Common technical vulnerabilities
Smart contracts that lock and mint assets or relay messages create attack surfaces through code bugs, flawed cryptography, and insecure key management. Security researcher Samczsun at Paradigm has published detailed postmortems of bridge exploits that emphasize how implementation mistakes and unexpected interactions between components lead to catastrophic drains. Bridges also rely on external data sources and signing authorities; if an oracle or validator set is compromised, an attacker can fabricate state transitions across chains. Formal verification and audits reduce, but do not remove, the risk of undiscovered logic errors or incorrect assumptions about cross-chain message ordering.
Economic and governance attack surfaces
Bridges introduce economic centralization when large pools of liquidity, wrapped assets, or custodial reserves are managed by a few actors. Tom Robinson at Elliptic has documented cases where attackers laundered proceeds through bridges to obscure provenance and exploit the relative opacity of some cross-chain flows.
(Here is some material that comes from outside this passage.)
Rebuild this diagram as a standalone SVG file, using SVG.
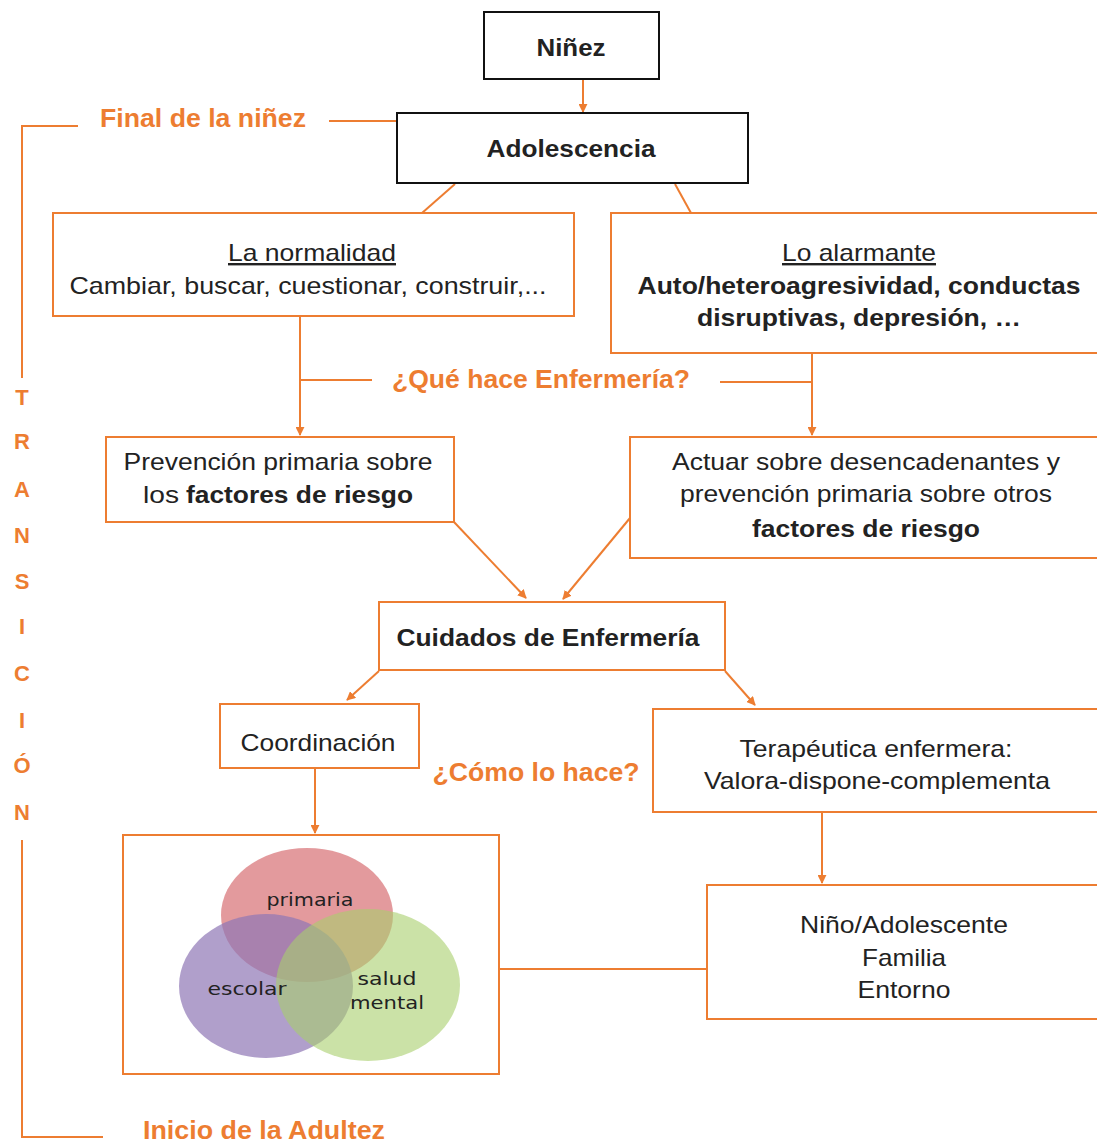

When validators or custodians hold private keys or multisignature power, collusion or compromise can enable illicit withdrawals. Governance models intended to decentralize control may still leave power concentrated in early contributors, yielding systemic fragility if decisions are rushed or incentives are misaligned. Designs that trade off speed or convenience for reduced decentralization increase attack vectors.
Consequences extend beyond immediate theft. Bridges can transmit shocks across ecosystems, turning a local exploit into widespread liquidity crises that affect token prices, exchanges, and user confidence. Chainalysis researcher Kim Grauer at Chainalysis has highlighted how bridge-related incidents amplify crypto crime visibility and complicate tracing, which in turn draws regulatory scrutiny. Culturally and territorially, bridges lower barriers to moving assets across jurisdictions; that enables legitimate cross-border innovation but also facilitates attempts to evade sanctions and local controls, posing legal and reputational risks for operators.
Mitigation and residual risk
Mitigation requires defense in depth: rigorous code auditing, comprehensive formal methods where feasible, decentralized validator sets with robust slashing and rotation mechanisms, secure key-management practices such as distributed key generation and hardware security modules, and economic limits like daily caps or delay windows that allow human intervention. Independent monitoring and standardized incident response procedures improve resilience. Insurance and on-chain recovery mechanisms can reduce user losses but introduce moral hazard. Even with these measures, the multiplexed dependencies of cross-chain systems mean residual systemic risk remains, and stakeholders should treat bridges as trusted services rather than trustless infrastructure.
Understanding these trade-offs helps developers, custodians, and users weigh convenience against exposure. Empirical analyses and postmortems from recognized researchers and firms provide the clearest guidance on which patterns consistently produce failures and which mitigations demonstrably reduce harm.